I am using gatling (3.0.0 stable) for the first time. I’m fairly happy that my simulations are running ok and producing sensible statistics, except that sometimes I appear to get get two executions of a given request, one of which succeeds and one of which times out. I’m not clear whether this is a realistic behavior, and I am misunderstanding how gatling interacts with my service, or whether it is some sort of bug in gatling.
For example, I have a request called “moc” which appears exactly once in my one and only scenario. When I run with 50 users, I expect to see a total of 50 executions of this request.
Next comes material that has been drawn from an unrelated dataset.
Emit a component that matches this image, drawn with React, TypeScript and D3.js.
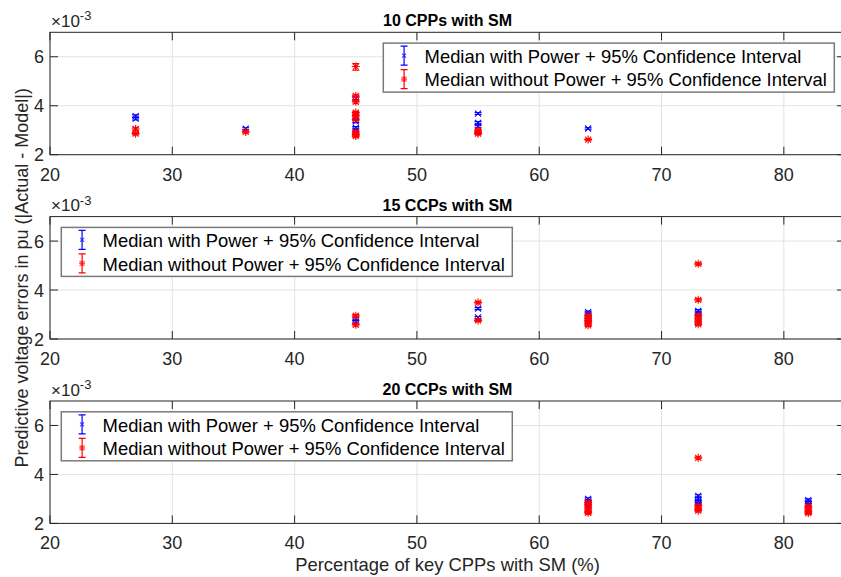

Instead, the report statistics list 97 executions, of which 50 are OK and 47 are KO. All the failures are due to a RequestTimeoutException after 60000 ms. Looking in the simulation log, I can see two entries for moc for each of 47 of the users. Both entries for a given user have identical start times, with the first succeeding after a few seconds and the second timing out after 60 seconds. Like this for users 1 and 2 (other requests not shown):
REQUEST 1 moc 1540870329502 1540870334553 OK
REQUEST 1 moc 1540870329502 1540870389503 KO i.g.h.c.i.RequestTimeoutException: Request timeout to … after 60000 ms
REQUEST 2 moc 1540870449092 1540870450545 OK
REQUEST 2 moc 1540870449092 1540870509093 KO i.g.h.c.i.RequestTimeoutException: Request timeout to … after 60000 ms
It is not clear whether two requests are actually being made, or whether there is just one request but gatling is not properly registering the successful response and so is also recording the request as failed after the timeout.
This doesn’t happen for most of the other types of request. The “moc” request is notable in that it is slow to handle (typically at least one second including round-trip latency of around 300 ms between my desk in Sydney and my test server in the UK, and sometimes several seconds) but other than that I can see nothing special about it. The few moc requests that succeed without a paired failure are just as slow as the others.
My service is pretty non-standard, being a layer 4 load balancer (http://gobetween.io/) sitting in front of some C++ processes built around simple-web-server (https://github.com/eidheim/Simple-Web-Server), all running on Windows, so perhaps unexpected behavior is to be, um, expected.
If anyone can explain this, I would be very grateful. Alternatively, if anyone can tell me how to exclude these timeout cases from my statistics, that would be useful too.
Thanks very much.